• **Goal**: All of the material below is to be restated word for word, apart from the pictures.

• **Available data**:

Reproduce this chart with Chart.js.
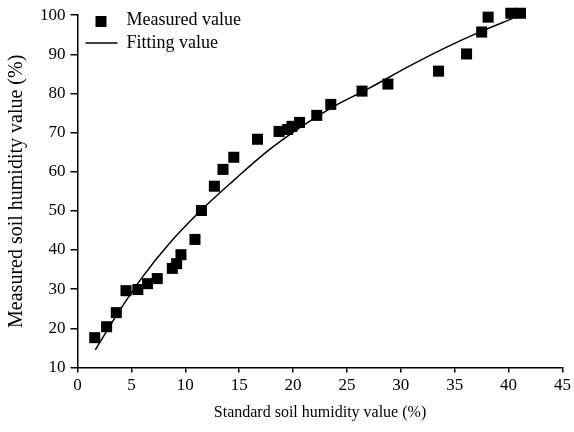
<!DOCTYPE html>
<html>
<head>
<meta charset="utf-8">
<script src="https://cdn.jsdelivr.net/npm/chart.js@4/dist/chart.umd.min.js"></script>
<style>
  html, body { margin: 0; padding: 0; background: #fff; }
  #wrap { width: 574px; height: 432px; }
</style>
</head>
<body>
<div id="wrap"><canvas id="chart"></canvas></div>
<script>
// Measured values (standard x, measured y)
const measuredX = [1.6, 2.7, 3.6, 4.5, 5.6, 6.5, 7.4, 8.8, 9.2, 9.6, 10.9, 11.5, 12.7, 13.5, 14.5,
                   16.7, 18.7, 19.5, 19.9, 20.6, 22.2, 23.5, 26.4, 28.8, 33.5, 36.1, 37.5, 38.1, 40.2, 41.1];
const measuredY = [17.6, 20.4, 24.0, 29.6, 29.9, 31.4, 32.7, 35.3, 36.5, 38.8, 42.7, 50.1, 56.3, 60.6, 63.7,
                   68.3, 70.3, 70.8, 71.6, 72.6, 74.4, 77.2, 80.6, 82.4, 85.7, 90.1, 95.7, 99.5, 100.5, 100.5];

// Fitting curve
const fitX = [1.65, 3.9, 6.0, 8.5, 11.3, 14.5, 17.6, 20.7, 23.8, 26.9, 31.0, 34.3, 37.4, 40.4];
const fitY = [14.5, 24.5, 33.0, 41.6, 49.7, 57.8, 65.2, 71.4, 76.7, 81.1, 87.3, 91.9, 95.8, 99.2];

const xTicks = [0, 5, 10, 15, 20, 25, 30, 35, 40, 45];
const yTicks = [10, 20, 30, 40, 50, 60, 70, 80, 90, 100];

const fontFamily = '"Liberation Serif", "Times New Roman", serif';

// Legend drawn inside the plot, top-left
const insideLegend = {
    id: 'insideLegend',
    afterDraw(chart) {
        const ctx = chart.ctx;
        const left = chart.chartArea.left;
        ctx.save();
        ctx.font = '18px ' + fontFamily;
        ctx.fillStyle = '#000';
        ctx.textBaseline = 'middle';
        // Measured value
        ctx.fillRect(left + 18, 16, 11, 11);
        ctx.fillText(chart.data.datasets[0].label, left + 49, 20);
        // Fitting value
        ctx.strokeStyle = '#000';
        ctx.lineWidth = 1.5;
        ctx.beginPath();
        ctx.moveTo(left + 8, 43);
        ctx.lineTo(left + 40, 43);
        ctx.stroke();
        ctx.fillText(chart.data.datasets[1].label, left + 49, 43);
        ctx.restore();
    }
};

new Chart(document.getElementById('chart'), {
    type: 'scatter',
    data: {
        datasets: [{
            label: 'Measured value',
            data: measuredX.map((x, i) => ({ x: x, y: measuredY[i] })),
            pointStyle: 'rect',
            pointRadius: 7.8,
            pointBorderWidth: 0,
            backgroundColor: '#000',
            borderColor: '#000',
            clip: false
        }, {
            label: 'Fitting value',
            data: fitX.map((x, i) => ({ x: x, y: fitY[i] })),
            showLine: true,
            tension: 0.4,
            cubicInterpolationMode: 'monotone',
            pointRadius: 0,
            borderColor: '#000',
            borderWidth: 1.5,
            backgroundColor: '#000'
        }]
    },
    options: {
        responsive: true,
        maintainAspectRatio: false,
        animation: false,
        layout: {
            padding: { left: 5, right: 2, top: 12, bottom: 10 }
        },
        plugins: {
            legend: { display: false },
            tooltip: { enabled: false }
        },
        scales: {
            x: {
                type: 'linear',
                min: 0,
                max: 45,
                afterBuildTicks: axis => { axis.ticks = xTicks.map(v => ({ value: v })); },
                grid: { drawOnChartArea: false, drawTicks: true, tickLength: 5, color: '#000', lineWidth: 1.5 },
                border: { color: '#000', width: 1.5 },
                ticks: { color: '#000', padding: 3, maxRotation: 0, font: { family: fontFamily, size: 17 } },
                title: {
                    display: true,
                    text: 'Standard soil humidity value (%)',
                    color: '#000',
                    padding: { top: 4, bottom: 0 },
                    font: { family: fontFamily, size: 16 }
                }
            },
            y: {
                type: 'linear',
                min: 10,
                max: 100,
                afterBuildTicks: axis => { axis.ticks = yTicks.map(v => ({ value: v })); },
                grid: { drawOnChartArea: false, drawTicks: true, tickLength: 7, color: '#000', lineWidth: 1.5 },
                border: { color: '#000', width: 1.5 },
                ticks: { color: '#000', padding: 5, font: { family: fontFamily, size: 17 } },
                title: {
                    display: true,
                    text: 'Measured soil humidity value (%)',
                    color: '#000',
                    padding: { top: 0, bottom: 6 },
                    font: { family: fontFamily, size: 20 }
                }
            }
        }
    },
    plugins: [insideLegend]
});
</script>
</body>
</html>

• **Result for this exercise**:
Reproduce this chart with Chart.js.
<!DOCTYPE html>
<html>
<head>
<meta charset="utf-8">
<script src="https://cdn.jsdelivr.net/npm/chart.js@4/dist/chart.umd.min.js"></script>
<style>
  html, body { margin: 0; padding: 0; background: #fff; }
  #wrap { width: 574px; height: 432px; }
</style>
</head>
<body>
<div id="wrap"><canvas id="chart"></canvas></div>
<script>
// Measured values (standard x, measured y)
const measuredX = [1.6, 2.7, 3.6, 4.5, 5.6, 6.5, 7.4, 8.8, 9.2, 9.6, 10.9, 11.5, 12.7, 13.5, 14.5,
                   16.7, 18.7, 19.5, 19.9, 20.6, 22.2, 23.5, 26.4, 28.8, 33.5, 36.1, 37.5, 38.1, 40.2, 41.1];
const measuredY = [17.6, 20.4, 24.0, 29.6, 29.9, 31.4, 32.7, 35.3, 36.5, 38.8, 42.7, 50.1, 56.3, 60.6, 63.7,
                   68.3, 70.3, 70.8, 71.6, 72.6, 74.4, 77.2, 80.6, 82.4, 85.7, 90.1, 95.7, 99.5, 100.5, 100.5];

// Fitting curve
const fitX = [1.65, 3.9, 6.0, 8.5, 11.3, 14.5, 17.6, 20.7, 23.8, 26.9, 31.0, 34.3, 37.4, 40.4];
const fitY = [14.5, 24.5, 33.0, 41.6, 49.7, 57.8, 65.2, 71.4, 76.7, 81.1, 87.3, 91.9, 95.8, 99.2];

const xTicks = [0, 5, 10, 15, 20, 25, 30, 35, 40, 45];
const yTicks = [10, 20, 30, 40, 50, 60, 70, 80, 90, 100];

const fontFamily = '"Liberation Serif", "Times New Roman", serif';

// Legend drawn inside the plot, top-left
const insideLegend = {
    id: 'insideLegend',
    afterDraw(chart) {
        const ctx = chart.ctx;
        const left = chart.chartArea.left;
        ctx.save();
        ctx.font = '18px ' + fontFamily;
        ctx.fillStyle = '#000';
        ctx.textBaseline = 'middle';
        // Measured value
        ctx.fillRect(left + 18, 16, 11, 11);
        ctx.fillText(chart.data.datasets[0].label, left + 49, 20);
        // Fitting value
        ctx.strokeStyle = '#000';
        ctx.lineWidth = 1.5;
        ctx.beginPath();
        ctx.moveTo(left + 8, 43);
        ctx.lineTo(left + 40, 43);
        ctx.stroke();
        ctx.fillText(chart.data.datasets[1].label, left + 49, 43);
        ctx.restore();
    }
};

new Chart(document.getElementById('chart'), {
    type: 'scatter',
    data: {
        datasets: [{
            label: 'Measured value',
            data: measuredX.map((x, i) => ({ x: x, y: measuredY[i] })),
            pointStyle: 'rect',
            pointRadius: 7.8,
            pointBorderWidth: 0,
            backgroundColor: '#000',
            borderColor: '#000',
            clip: false
        }, {
            label: 'Fitting value',
            data: fitX.map((x, i) => ({ x: x, y: fitY[i] })),
            showLine: true,
            tension: 0.4,
            cubicInterpolationMode: 'monotone',
            pointRadius: 0,
            borderColor: '#000',
            borderWidth: 1.5,
            backgroundColor: '#000'
        }]
    },
    options: {
        responsive: true,
        maintainAspectRatio: false,
        animation: false,
        layout: {
            padding: { left: 5, right: 2, top: 12, bottom: 10 }
        },
        plugins: {
            legend: { display: false },
            tooltip: { enabled: false }
        },
        scales: {
            x: {
                type: 'linear',
                min: 0,
                max: 45,
                afterBuildTicks: axis => { axis.ticks = xTicks.map(v => ({ value: v })); },
                grid: { drawOnChartArea: false, drawTicks: true, tickLength: 5, color: '#000', lineWidth: 1.5 },
                border: { color: '#000', width: 1.5 },
                ticks: { color: '#000', padding: 3, maxRotation: 0, font: { family: fontFamily, size: 17 } },
                title: {
                    display: true,
                    text: 'Standard soil humidity value (%)',
                    color: '#000',
                    padding: { top: 4, bottom: 0 },
                    font: { family: fontFamily, size: 16 }
                }
            },
            y: {
                type: 'linear',
                min: 10,
                max: 100,
                afterBuildTicks: axis => { axis.ticks = yTicks.map(v => ({ value: v })); },
                grid: { drawOnChartArea: false, drawTicks: true, tickLength: 7, color: '#000', lineWidth: 1.5 },
                border: { color: '#000', width: 1.5 },
                ticks: { color: '#000', padding: 5, font: { family: fontFamily, size: 17 } },
                title: {
                    display: true,
                    text: 'Measured soil humidity value (%)',
                    color: '#000',
                    padding: { top: 0, bottom: 6 },
                    font: { family: fontFamily, size: 20 }
                }
            }
        }
    },
    plugins: [insideLegend]
});
</script>
</body>
</html>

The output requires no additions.